In MultiNode LAVA, this timeout is also applied to individual polling
operations, so an individual lava-sync or a lava-wait will fail on any node
which waits longer than the default timeout. The node will receive a failure
response.

.. seealso:: :ref:`multinode_essential_roles` - if your test job involves a
   long running server and clients, marking the server as essential allows the
   client test jobs to fail early instead of waiting for a long timeout.

.. _multinode_timeouts:

Recommendations on timeouts for MultiNode
=========================================

.. seealso:: :ref:`timeouts`

MultiNode operations have implications for the timeout values used in YAML
submissions. If one of the synchronization primitives times out, the sync will
fail and the job itself will then time out. One reason for a MultiNode job to
timeout is if one or more boards in the group failed to boot the test image
correctly. In this situation, all the other boards will continue until the
first synchronization call is made in the test definition for that board.

The time limit applied to a synchronization primitive starts when the board
makes the first request to the Coordinator for that sync. Slower boards may
well only get to that point in the test definition after faster devices
(especially KVM devices) have started their part of the sync and timed out
themselves.

Always review the protocol timeout and job timeouts in the YAML submission.
Excessive timeouts would prevent other jobs from using boards where the waiting
jobs have already failed due to a problem elsewhere in the group. If timeouts
are too short, jobs will fail unnecessarily.

.. comment FIXME: this needs to be updated with the Essential role
   support once that is implemented.

Running a server on the device-under-test
*****************************************

If this server process runs as a daemon, the test definition will need to
define something for the device under test to actually do or it will simply get
to the end of the tests and reboot. For example, if the number of operations is
known, would be to batch up commands to the daemon, each batch being a test
case. If the server program can run without being daemonised, it would need to
be possible to close it down at the end of the test (normally this is the role
of the sysadmin in charge of the server box itself).

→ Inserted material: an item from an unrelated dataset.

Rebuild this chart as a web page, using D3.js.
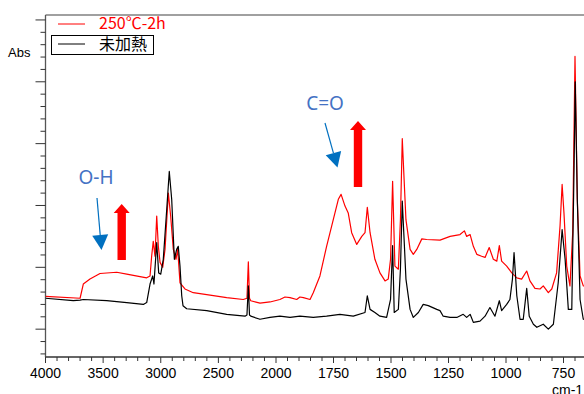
<!DOCTYPE html>
<html>
<head>
<meta charset="utf-8">
<script src="https://cdn.jsdelivr.net/npm/d3@7"></script>
<style>
  body { margin: 0; background: #fff; }
  svg { display: block; font-family: "Liberation Sans", Arial, sans-serif; }
</style>
</head>
<body>
<div id="chart"></div>
<script>
// wavenumber (cm-1) and absorbance
const heatedWn = [4000, 3700, 3672, 3614, 3527, 3382, 3295, 3180, 3122, 3093, 3079, 3065, 3050, 3035, 3021, 3006, 2983, 2963, 2934, 2914, 2891, 2868, 2853, 2833, 2790, 2718, 2601, 2428, 2284, 2252, 2240, 2230, 2219, 2139, 2052,
  1983, 1961, 1939, 1910, 1896, 1881, 1852, 1838, 1809, 1780, 1751, 1729, 1717, 1700, 1686, 1671, 1649, 1627, 1613, 1603, 1591, 1570, 1548, 1526, 1512, 1502, 1493, 1483, 1468, 1459, 1451, 1443, 1435, 1417, 1403, 1388, 1366, 1345, 1287, 1243, 1200, 1181, 1171, 1156, 1142, 1127, 1106, 1091, 1073, 1055, 1040, 1029, 1019, 997, 975, 953, 932, 910, 896, 874, 852, 838, 816, 801, 780, 765, 756, 748, 736, 722, 710, 700, 690, 678, 664, 635];
const heatedAbs = [0.053, 0.050, 0.073, 0.081, 0.090, 0.092, 0.089, 0.085, 0.083, 0.086, 0.118, 0.142, 0.118, 0.183, 0.134, 0.108, 0.100, 0.129, 0.220, 0.183, 0.129, 0.113, 0.129, 0.075, 0.065, 0.059, 0.056, 0.051, 0.048, 0.050, 0.109, 0.050, 0.046, 0.042, 0.044,
  0.048, 0.052, 0.051, 0.048, 0.052, 0.051, 0.048, 0.059, 0.086, 0.134, 0.177, 0.210, 0.218, 0.199, 0.188, 0.156, 0.137, 0.150, 0.156, 0.197, 0.156, 0.113, 0.091, 0.078, 0.081, 0.113, 0.239, 0.102, 0.097, 0.177, 0.308, 0.242, 0.177, 0.129, 0.121, 0.129, 0.146, 0.145, 0.144, 0.150, 0.153, 0.159, 0.150, 0.153, 0.134, 0.121, 0.118, 0.116, 0.132, 0.113, 0.110, 0.135, 0.110, 0.102, 0.091, 0.083, 0.081, 0.094, 0.078, 0.066, 0.065, 0.070, 0.059, 0.065, 0.091, 0.167, 0.234, 0.188, 0.102, 0.070, 0.156, 0.441, 0.210, 0.086, 0.070, 0.068];

const rawWn = [4000, 3759, 3700, 3672, 3469, 3295, 3151, 3122, 3093, 3070, 3059, 3035, 3018, 3000, 2978, 2948, 2926, 2905, 2882, 2862, 2848, 2833, 2818, 2807, 2775, 2601, 2428, 2269, 2252, 2240, 2230, 2219, 2139, 2052,
  1983, 1939, 1896, 1838, 1780, 1722, 1664, 1613, 1603, 1591, 1570, 1548, 1519, 1502, 1493, 1486, 1468, 1459, 1451, 1443, 1435, 1417, 1403, 1381, 1360, 1338, 1301, 1287, 1273, 1243, 1214, 1186, 1171, 1156, 1142, 1113, 1091, 1070, 1048, 1029, 1019, 997, 983, 972, 965, 959, 953, 939, 925, 910, 899, 881, 866, 838, 816, 794, 773, 756, 743, 729, 714, 704, 699, 690, 678, 664, 635];
const rawAbs = [0.050, 0.046, 0.047, 0.048, 0.046, 0.043, 0.040, 0.043, 0.073, 0.086, 0.073, 0.140, 0.091, 0.089, 0.113, 0.194, 0.255, 0.210, 0.113, 0.129, 0.134, 0.102, 0.054, 0.038, 0.033, 0.030, 0.024, 0.021, 0.023, 0.070, 0.023, 0.021, 0.016, 0.019,
  0.021, 0.019, 0.021, 0.019, 0.021, 0.024, 0.021, 0.027, 0.054, 0.032, 0.027, 0.021, 0.019, 0.048, 0.135, 0.027, 0.032, 0.097, 0.207, 0.145, 0.081, 0.032, 0.019, 0.027, 0.040, 0.038, 0.032, 0.030, 0.021, 0.019, 0.019, 0.024, 0.019, 0.024, 0.011, 0.013, 0.021, 0.035, 0.021, 0.046, 0.030, 0.040, 0.048, 0.081, 0.124, 0.089, 0.054, 0.016, 0.016, 0.066, 0.021, 0.008, 0.003, 0.008, 0.000, 0.008, 0.075, 0.161, 0.113, 0.032, 0.032, 0.263, 0.400, 0.210, 0.048, 0.016, 0.015];

const xLabels = [4000, 3500, 3000, 2500, 2000, 1750, 1500, 1250, 1000, 750];
const legendNames = ["250\u2103-2h", "未加熱"];
const seriesColors = ["#ff0000", "#000000"];

const width = 584, height = 394;
const plotLeft = 45.5, plotTop = 15, plotBottom = 357;

const svg = d3.select("#chart").append("svg")
  .attr("width", width).attr("height", height);

// x axis is split: above 2000 cm-1 it is compressed by half
const x = d3.scaleLinear().domain([4000, 2000, 650]).range([plotLeft, 276, 586.5]);
const y = d3.scaleLinear().domain([-0.045, 0.508]).range([plotBottom, plotTop]);

svg.append("defs").append("clipPath").attr("id", "plot")
  .append("rect").attr("x", plotLeft).attr("y", plotTop)
  .attr("width", width - plotLeft).attr("height", plotBottom - plotTop);

// frame
svg.append("line").attr("x1", plotLeft).attr("x2", width).attr("y1", plotTop).attr("y2", plotTop)
  .attr("stroke", "#808080").attr("stroke-width", 1.5);
svg.append("line").attr("x1", plotLeft).attr("x2", plotLeft).attr("y1", plotTop).attr("y2", plotBottom)
  .attr("stroke", "#555").attr("stroke-width", 1.3);
svg.append("line").attr("x1", plotLeft).attr("x2", width).attr("y1", plotBottom).attr("y2", plotBottom)
  .attr("stroke", "#333").attr("stroke-width", 1.3);

// y ticks, no labels
const yTicks = d3.range(-4, 51, 2).map(d => d / 100);
svg.append("g").selectAll("line").data(yTicks).join("line")
  .attr("x1", d => Math.abs(Math.round(d * 100) % 10) === 0 ? plotLeft - 10 : plotLeft - 5)
  .attr("x2", plotLeft)
  .attr("y1", d => y(d)).attr("y2", d => y(d))
  .attr("stroke", "#333").attr("stroke-width", 1);

// x ticks
const xMinor = d3.range(4000, 2000, -100).concat(d3.range(2000, 649, -50));
svg.append("g").selectAll("line").data(xMinor).join("line")
  .attr("x1", d => x(d)).attr("x2", d => x(d))
  .attr("y1", plotBottom).attr("y2", d => xLabels.includes(d) ? plotBottom + 6 : plotBottom + 4)
  .attr("stroke", "#333").attr("stroke-width", 1);

svg.append("g").selectAll("text").data(xLabels).join("text")
  .attr("x", d => x(d)).attr("y", 378)
  .attr("text-anchor", "middle").attr("font-size", 14).attr("fill", "#000")
  .text(d => d);

svg.append("text").attr("x", 552).attr("y", 395).attr("font-size", 14).text("cm-1");
svg.append("text").attr("x", 8).attr("y", 57).attr("font-size", 13).text("Abs");

// spectra
const line = d3.line().x(d => x(d[0])).y(d => y(d[1]));
const series = [d3.zip(heatedWn, heatedAbs), d3.zip(rawWn, rawAbs)];
svg.append("g").attr("clip-path", "url(#plot)")
  .selectAll("path").data(series).join("path")
  .attr("d", line)
  .attr("fill", "none")
  .attr("stroke", (d, i) => seriesColors[i])
  .attr("stroke-width", 1.2)
  .attr("stroke-linejoin", "round");

// legend
const legendY = [24, 44];
const leg = svg.append("g").attr("font-family", "'Noto Sans CJK JP', sans-serif").attr("font-size", 16);
leg.append("rect").attr("x", 51.5).attr("y", 35.5).attr("width", 102).attr("height", 19)
  .attr("fill", "none").attr("stroke", "#000").attr("stroke-width", 1);
legendNames.forEach((name, i) => {
  leg.append("line").attr("x1", 58).attr("x2", 85).attr("y1", legendY[i]).attr("y2", legendY[i])
    .attr("stroke", seriesColors[i]).attr("stroke-width", 1);
  leg.append("text").attr("x", 99).attr("y", legendY[i] + (i === 0 ? 5 : 6))
    .attr("fill", seriesColors[i]).text(name);
});

// annotations
const blueText = "#4472c4", blueArrow = "#0070c0";
const note = svg.append("g").attr("font-family", "'Noto Sans', sans-serif").attr("font-size", 19).attr("fill", blueText);
note.append("text").attr("x", 96).attr("y", 184).attr("text-anchor", "middle").text("O-H");
note.append("text").attr("x", 325).attr("y", 110).attr("text-anchor", "middle").text("C=O");

function blueArrowTo(x1, y1, x2, y2) {
  const dx = x2 - x1, dy = y2 - y1, len = Math.hypot(dx, dy);
  const ux = dx / len, uy = dy / len, hl = 15, hw = 8;
  const bx = x2 - ux * hl, by = y2 - uy * hl;
  svg.append("line").attr("x1", x1).attr("y1", y1).attr("x2", bx).attr("y2", by)
    .attr("stroke", blueArrow).attr("stroke-width", 1.2);
  svg.append("path")
    .attr("d", `M${x2},${y2}L${bx - uy * hw},${by + ux * hw}L${bx + uy * hw},${by - ux * hw}Z`)
    .attr("fill", blueArrow);
}
blueArrowTo(97, 198, 101.5, 250);
blueArrowTo(325, 123, 337.5, 167.5);

function redArrowUp(cx, yTop, yBot) {
  const sw = 4.2, hw = 8, hl = 9;
  svg.append("path")
    .attr("d", `M${cx - sw},${yBot}L${cx - sw},${yTop + hl}L${cx - hw},${yTop + hl}L${cx},${yTop}L${cx + hw},${yTop + hl}L${cx + sw},${yTop + hl}L${cx + sw},${yBot}Z`)
    .attr("fill", "#ff0000");
}
redArrowUp(121.7, 204, 260);
redArrowUp(358, 121, 187);
</script>
</body>
</html>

Making use of third party servers
=================================

A common part of a MultiNode setup is to download components from third party
servers but once the test starts, latency and connectivity issues could
interfere with the tests.

Using wrapper scripts
=====================

Wrapper scripts make it easier to test your definitions before submitting to
LAVA. The wrapper lives in a VCS repository which is specified as one of the
testdef_repos and will be available in the same directory structure as the
original repository. A wrapper script also helps the tests to fail early
instead of trying to do the rest of the tests.